-- BEGIN Given material --
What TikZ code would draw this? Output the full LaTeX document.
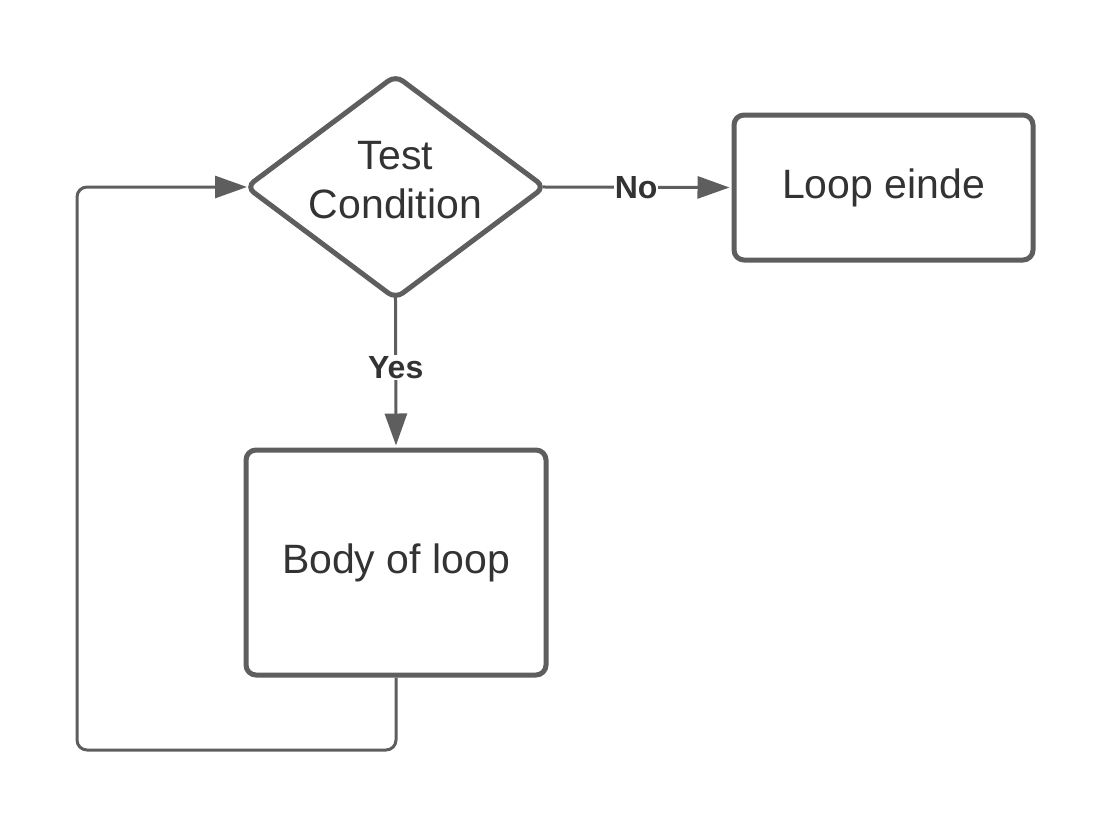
\documentclass[tikz,border=0pt]{standalone}
\usepackage{fontspec}
\setmainfont{Liberation Sans}
\usetikzlibrary{arrows.meta,positioning,shapes.geometric}
\definecolor{Ink}{HTML}{333333}
\definecolor{Edge}{HTML}{5E5E5E}
\tikzset{
 every node/.style={text=Ink},
 arr/.style={-{Triangle[length=32pt,width=22pt]},line width=3pt,draw=Edge},
 decision/.style={diamond,draw=Edge,line width=5pt,fill=white,inner sep=0pt,
  minimum width=300pt,minimum height=225pt,rounded corners=9pt},
 stagebox/.style={draw=Edge,line width=5pt,fill=white,rounded corners=10pt,
  font=\fontsize{41}{49}\selectfont},
 tag/.style={fill=white,inner sep=1pt,font=\fontsize{32}{38}\selectfont\bfseries},
 }
\begin{document}
\begin{tikzpicture}[x=1pt,y=-1pt]
 \useasboundingbox (0,0) rectangle (1108,831);
 \node[decision,label={[align=center,yshift=7pt,font=\fontsize{41}{49}\selectfont]center:Test\\Condition}] (cond) at (395.5,187) {};
 \node[stagebox,minimum width=299pt,minimum height=145pt] (done) at (883.5,187.5) {Loop einde};
 \node[stagebox,minimum width=300pt,minimum height=225pt] (body) at (396,562.5) {Body of loop};
 \coordinate (back) at (77,750);
 % connectors
 \draw[arr,shorten <=-5pt,shorten >=2pt] (cond.east) -- node[tag,pos=.48]{No} (done.west);
 \draw[arr,shorten <=-5pt,shorten >=2pt] (cond.south) -- node[tag,pos=.45]{Yes} (body.north);
 \draw[arr,shorten >=-4pt,rounded corners=10pt] (body.south) |- (back) |- (cond.west);
\end{tikzpicture}
\end{document}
-- END Given material --
What to produce »
Transcribe the full listing above exactly, with the images removed.

Result »
What TikZ code would draw this? Output the full LaTeX document.
\documentclass[tikz,border=0pt]{standalone}
\usepackage{fontspec}
\setmainfont{Liberation Sans}
\usetikzlibrary{arrows.meta,positioning,shapes.geometric}
\definecolor{Ink}{HTML}{333333}
\definecolor{Edge}{HTML}{5E5E5E}
\tikzset{
 every node/.style={text=Ink},
 arr/.style={-{Triangle[length=32pt,width=22pt]},line width=3pt,draw=Edge},
 decision/.style={diamond,draw=Edge,line width=5pt,fill=white,inner sep=0pt,
  minimum width=300pt,minimum height=225pt,rounded corners=9pt},
 stagebox/.style={draw=Edge,line width=5pt,fill=white,rounded corners=10pt,
  font=\fontsize{41}{49}\selectfont},
 tag/.style={fill=white,inner sep=1pt,font=\fontsize{32}{38}\selectfont\bfseries},
 }
\begin{document}
\begin{tikzpicture}[x=1pt,y=-1pt]
 \useasboundingbox (0,0) rectangle (1108,831);
 \node[decision,label={[align=center,yshift=7pt,font=\fontsize{41}{49}\selectfont]center:Test\\Condition}] (cond) at (395.5,187) {};
 \node[stagebox,minimum width=299pt,minimum height=145pt] (done) at (883.5,187.5) {Loop einde};
 \node[stagebox,minimum width=300pt,minimum height=225pt] (body) at (396,562.5) {Body of loop};
 \coordinate (back) at (77,750);
 % connectors
 \draw[arr,shorten <=-5pt,shorten >=2pt] (cond.east) -- node[tag,pos=.48]{No} (done.west);
 \draw[arr,shorten <=-5pt,shorten >=2pt] (cond.south) -- node[tag,pos=.45]{Yes} (body.north);
 \draw[arr,shorten >=-4pt,rounded corners=10pt] (body.south) |- (back) |- (cond.west);
\end{tikzpicture}
\end{document}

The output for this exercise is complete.